If you're writing a web application, where your functionality is exposed by a port 443 that Firefox connects to directly and asks for "/" from, I'd prefer Scala to Golang.
Reasonable people can disagree or object to any of this, but I'm not going to waste time sugarcoating.
Go is definitely promising but the last time I checked the problem with web development with Go was that there is no mature libraries for User authentication etc(Please correct me if I'm wrong). This makes going with Node or something like Rails more tempting.
Go also has true closures and easy concurrency support, both of which are very handy in UI development.
My beef with Go is weak web-programming and prototyping support and immature libraries. I'm surprised there's been so much uptake in the Ruby/Python communities, which are very strong in those areas, but I guess Ruby/Python are now being used outside their original domains and those use-cases are pretty ripe for a language like Go.

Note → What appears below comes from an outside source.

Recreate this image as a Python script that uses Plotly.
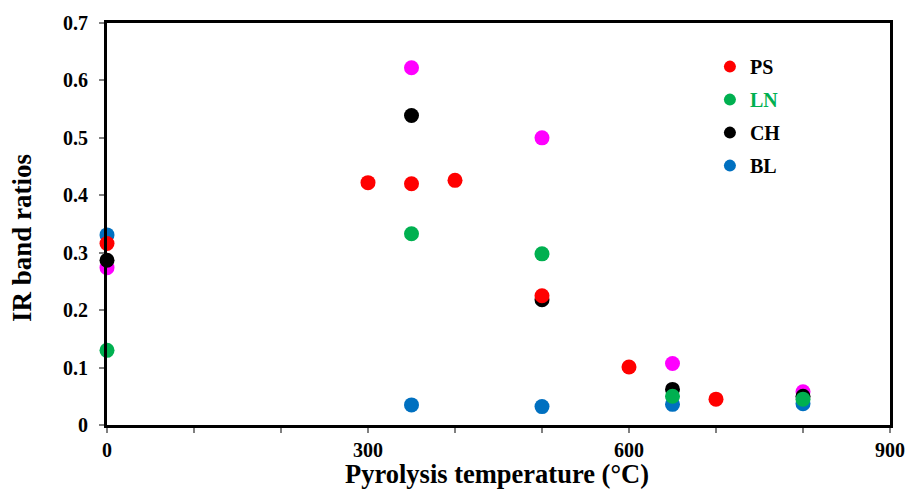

I've been writing a web app with Go for the past weeks, and for what I can say is that yes, Go has less magic in it, and if you don't do it right, you'll get a lot of duplicated code. It's not designed from the ground up as a web language so it might not be as suitable to write web apps using Go as other languages, but it's a real pleasure to write in Go.
The development speed isn't very good with Go because you have to re-invent almost everything yourself because the web libs are seriously years behind other platforms.
The default template language is also really archaic and no one has created a solid alternative yet that's actually well tested and used by the masses.
It might have good execution speed and the language itself might be nice but the only thing that matters is going from point A to point B. Go will not get you there faster than other languages and the execution speed is a non-issue for pretty much every platform (even rails) if you use tools available to you to their fullest.
P.S.,
I compared Go to Node almost a year ago and even wrote a mini framework for Go to resemble a smaller version of Express. I eventually just said fk it and stopped because the gains were not even close to being worth it.